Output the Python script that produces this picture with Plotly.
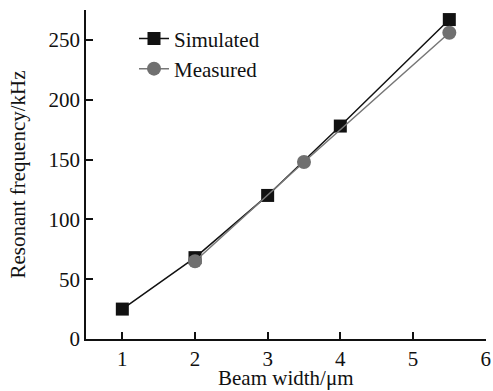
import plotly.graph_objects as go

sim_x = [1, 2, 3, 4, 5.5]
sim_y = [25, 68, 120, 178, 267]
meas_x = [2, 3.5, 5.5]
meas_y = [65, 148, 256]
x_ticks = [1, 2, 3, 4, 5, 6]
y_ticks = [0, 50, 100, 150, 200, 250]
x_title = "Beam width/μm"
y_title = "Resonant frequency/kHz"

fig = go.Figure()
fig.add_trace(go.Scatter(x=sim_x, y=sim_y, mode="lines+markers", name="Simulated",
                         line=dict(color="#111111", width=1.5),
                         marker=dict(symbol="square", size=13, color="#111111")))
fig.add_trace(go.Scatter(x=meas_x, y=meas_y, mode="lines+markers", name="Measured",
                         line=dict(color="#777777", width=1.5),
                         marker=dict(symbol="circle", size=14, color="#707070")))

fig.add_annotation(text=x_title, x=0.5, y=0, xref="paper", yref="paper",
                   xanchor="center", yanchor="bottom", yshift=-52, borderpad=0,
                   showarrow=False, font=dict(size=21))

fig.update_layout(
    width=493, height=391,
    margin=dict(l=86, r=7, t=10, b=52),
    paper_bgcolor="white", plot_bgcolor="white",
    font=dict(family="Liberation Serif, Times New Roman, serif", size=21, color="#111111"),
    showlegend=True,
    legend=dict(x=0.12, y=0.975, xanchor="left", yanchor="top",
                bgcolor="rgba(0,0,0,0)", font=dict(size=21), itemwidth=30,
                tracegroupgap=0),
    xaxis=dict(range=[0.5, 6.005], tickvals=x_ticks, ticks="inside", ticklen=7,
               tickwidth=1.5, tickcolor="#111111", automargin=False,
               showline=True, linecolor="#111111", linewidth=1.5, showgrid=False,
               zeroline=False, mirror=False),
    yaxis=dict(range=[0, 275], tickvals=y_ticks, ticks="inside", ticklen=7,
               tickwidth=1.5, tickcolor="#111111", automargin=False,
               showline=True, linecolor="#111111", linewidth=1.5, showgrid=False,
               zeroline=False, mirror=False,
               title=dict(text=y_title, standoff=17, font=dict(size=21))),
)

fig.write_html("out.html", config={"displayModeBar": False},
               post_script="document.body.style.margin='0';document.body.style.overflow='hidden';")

== WHAT THE TASK REQUIRES ==
Begin at the first line of the material and copy each line exactly through the one containing "showarrow=False, font=dict(size=21))". Omit pictures.

== ANSWER FOR THE TASK ==
Output the Python script that produces this picture with Plotly.
import plotly.graph_objects as go

sim_x = [1, 2, 3, 4, 5.5]
sim_y = [25, 68, 120, 178, 267]
meas_x = [2, 3.5, 5.5]
meas_y = [65, 148, 256]
x_ticks = [1, 2, 3, 4, 5, 6]
y_ticks = [0, 50, 100, 150, 200, 250]
x_title = "Beam width/μm"
y_title = "Resonant frequency/kHz"

fig = go.Figure()
fig.add_trace(go.Scatter(x=sim_x, y=sim_y, mode="lines+markers", name="Simulated",
                         line=dict(color="#111111", width=1.5),
                         marker=dict(symbol="square", size=13, color="#111111")))
fig.add_trace(go.Scatter(x=meas_x, y=meas_y, mode="lines+markers", name="Measured",
                         line=dict(color="#777777", width=1.5),
                         marker=dict(symbol="circle", size=14, color="#707070")))

fig.add_annotation(text=x_title, x=0.5, y=0, xref="paper", yref="paper",
                   xanchor="center", yanchor="bottom", yshift=-52, borderpad=0,
                   showarrow=False, font=dict(size=21))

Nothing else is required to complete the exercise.